The Cleveland Browns continued preparations on Thursday for their key AFC North divisional game with the Cincinnati Bengals.
Additionally, the team also dealt with day two of the ongoing situation with wide receiver Odell Beckham Jr., who was excused from practice for the second consecutive day.
General manager Andrew Berry has yet to announce an official resolution to Beckham’s status, which came to a head on Tuesday after his father - Odell Beckham Sr. - shared a video on his Instagram account highlighting all the missed opportunities when Beckham Jr. was open on a pass pattern from Weeks 3 through 6.
That, in turn, has led to an onrush of noise surrounding the team and opinions to fly about a divided locker room, and what to do with a player who was apparently untradeable but is also apparently ready to move on from the Browns.
The most reasonable take on the situation came Thursday, when NFL Network’s Aditi Kinkhabwala spent time at team headquarters talking to players about Beckham. While it is only one minute and 50 seconds long, Kinkhabwala’s report summarizes the situation perfectly:
I hung out w/ the #Browns today. One guess what I was asked about. (Also: it sometimes takes more than one voice to paint a full story.) pic.twitter.com/KVSc2zDqWh— Aditi Kinkhabwala (@AKinkhabwala) November 4, 2021
Head coach Kevin Stefanski does not meet with the media on Thursdays, which left the assistant coaches and players to answer numerous questions about Beckham, the current mood of the team, would they welcome him back and, oh by the way, a few about the upcoming game against the Bengals.
That led to several sound bite moments about how the “majority” of the players would welcome OBJ back with “open arms.”
Of course, it can pay to look past the sound bites and digest the full depth of what the players said.

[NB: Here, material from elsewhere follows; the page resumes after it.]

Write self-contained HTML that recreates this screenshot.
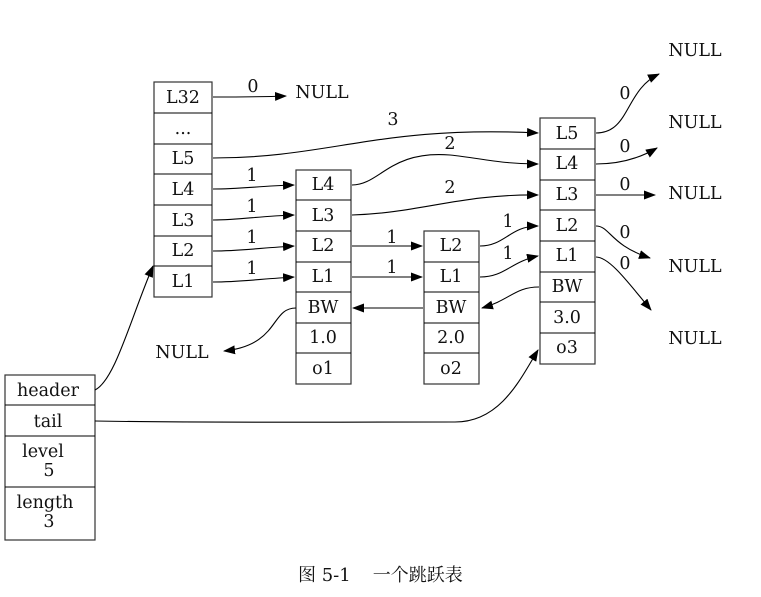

While safety John Johnson III did say the “majority of this locker room would love to have OBJ in this building. Flat out,” he also said the Browns remain united and have to move on (quote via a team-provided transcript):
“I just feel like as a competitor and as a player, you want to see your guys have success. You want to see your guys do as well as they can. When that does not happen, you obviously feel a certain type of way, but I do not think it is dividing the team in any type of way. I just feel like we are a hard-working bunch of guys. Like I said before, if there is any way that he can get back in the building, I will be tremendously happy, but you just have to move forward.”
While left guard Joel Bitonio did say he was “sure we would welcome OBJ with open arms,” he put a qualifier on that while also squashing the idea of a locker room split (quote via a team-provided transcript):
“If (OBJ) wants to come back and be a part of the team, I am sure we would welcome him with open arms. You build relationships with people on the team and you care about people who you play football with, but from a professional perspective, you have to come out there and you have to perform at your best every week. I think that is the mindset of the majority of the team is whoever is out on the field with us, we have to do our best and we have to play our best each and every week.”
Linebacker Malcolm Smith had a similar take in saying that he wants “the best situation” for OBJ, but that the team has to be pragmatic about the situation (quote via a team-provided transcript):
“For me, not to be insensitive to what is going on, but we lose players every week. Guys get hurt. Things happen. Guys get sick. You can’t spend too much time thinking about losing a guy. You want the best for them. I am sure he does not want us to spend our time focusing on what is going on with him anyway. I am sure he would rather just handle it privately and move forward. We have to do that. We have to come to the building and not worry about what is going on with somebody else. Just work as we can and practice.”
It is unfortunate that it has come to this and it would be best for everyone involved if the Browns and OBJ came to some type of resolution sooner than later.
But in a strange way, this may actually work in the Browns favor if the team can use it as a rallying point to bring everyone together, block out the noise, and focus on the important work ahead of them as they attempt to make a run at the playoffs.